**Problem statement:** Write each line of the material exactly as given, from the top through the line that contains "import plotly.graph_objects as go", and omit all pictures.

+++++

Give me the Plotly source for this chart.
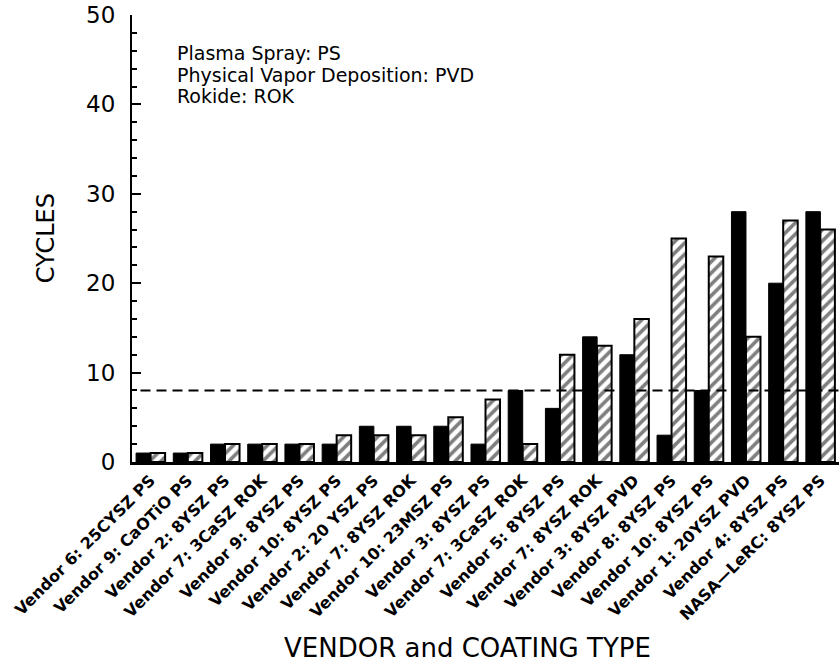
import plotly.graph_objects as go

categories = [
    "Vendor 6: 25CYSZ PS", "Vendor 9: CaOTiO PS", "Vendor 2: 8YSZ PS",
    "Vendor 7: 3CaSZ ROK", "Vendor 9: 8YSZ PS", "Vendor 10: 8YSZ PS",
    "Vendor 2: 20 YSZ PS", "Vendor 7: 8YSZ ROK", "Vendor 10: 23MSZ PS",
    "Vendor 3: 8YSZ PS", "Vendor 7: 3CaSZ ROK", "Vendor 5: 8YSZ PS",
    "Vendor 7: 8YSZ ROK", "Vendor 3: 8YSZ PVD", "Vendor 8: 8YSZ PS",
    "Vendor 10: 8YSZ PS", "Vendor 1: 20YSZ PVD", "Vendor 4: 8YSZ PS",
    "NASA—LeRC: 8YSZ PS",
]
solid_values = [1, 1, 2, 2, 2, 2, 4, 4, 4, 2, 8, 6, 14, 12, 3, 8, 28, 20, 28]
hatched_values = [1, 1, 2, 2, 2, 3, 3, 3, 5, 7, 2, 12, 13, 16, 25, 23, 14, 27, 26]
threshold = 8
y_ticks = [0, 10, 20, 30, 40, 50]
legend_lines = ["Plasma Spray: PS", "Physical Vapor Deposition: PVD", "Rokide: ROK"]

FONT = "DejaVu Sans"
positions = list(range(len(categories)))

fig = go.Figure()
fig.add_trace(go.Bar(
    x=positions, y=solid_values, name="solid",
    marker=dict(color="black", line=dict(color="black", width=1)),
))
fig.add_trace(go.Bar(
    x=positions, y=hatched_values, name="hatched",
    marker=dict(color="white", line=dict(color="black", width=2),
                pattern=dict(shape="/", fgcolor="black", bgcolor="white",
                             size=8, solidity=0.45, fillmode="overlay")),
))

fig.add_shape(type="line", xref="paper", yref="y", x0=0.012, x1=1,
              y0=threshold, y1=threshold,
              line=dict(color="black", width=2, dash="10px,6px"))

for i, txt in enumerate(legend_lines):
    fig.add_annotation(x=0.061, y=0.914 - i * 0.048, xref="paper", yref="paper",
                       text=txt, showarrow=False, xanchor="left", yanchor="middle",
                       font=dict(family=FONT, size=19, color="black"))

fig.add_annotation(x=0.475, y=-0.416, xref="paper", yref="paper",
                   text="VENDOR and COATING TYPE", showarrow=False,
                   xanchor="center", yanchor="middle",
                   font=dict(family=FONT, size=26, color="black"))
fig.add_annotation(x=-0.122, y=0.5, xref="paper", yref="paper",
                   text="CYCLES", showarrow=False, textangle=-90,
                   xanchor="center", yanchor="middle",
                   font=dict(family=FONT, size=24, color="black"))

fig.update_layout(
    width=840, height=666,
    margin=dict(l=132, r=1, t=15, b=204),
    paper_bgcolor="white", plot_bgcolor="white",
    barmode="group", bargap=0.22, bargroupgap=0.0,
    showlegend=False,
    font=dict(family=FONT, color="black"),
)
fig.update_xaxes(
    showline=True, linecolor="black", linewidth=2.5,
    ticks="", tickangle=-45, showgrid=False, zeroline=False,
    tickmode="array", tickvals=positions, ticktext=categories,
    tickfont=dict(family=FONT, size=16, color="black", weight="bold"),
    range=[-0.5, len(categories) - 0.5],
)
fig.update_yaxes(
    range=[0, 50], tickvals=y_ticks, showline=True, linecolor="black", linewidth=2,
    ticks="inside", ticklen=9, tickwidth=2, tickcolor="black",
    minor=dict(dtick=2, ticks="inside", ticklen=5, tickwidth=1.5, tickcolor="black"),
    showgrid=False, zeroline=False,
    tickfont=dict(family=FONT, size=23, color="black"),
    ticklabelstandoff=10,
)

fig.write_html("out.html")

+++++

**Complete answer:**
Give me the Plotly source for this chart.
import plotly.graph_objects as go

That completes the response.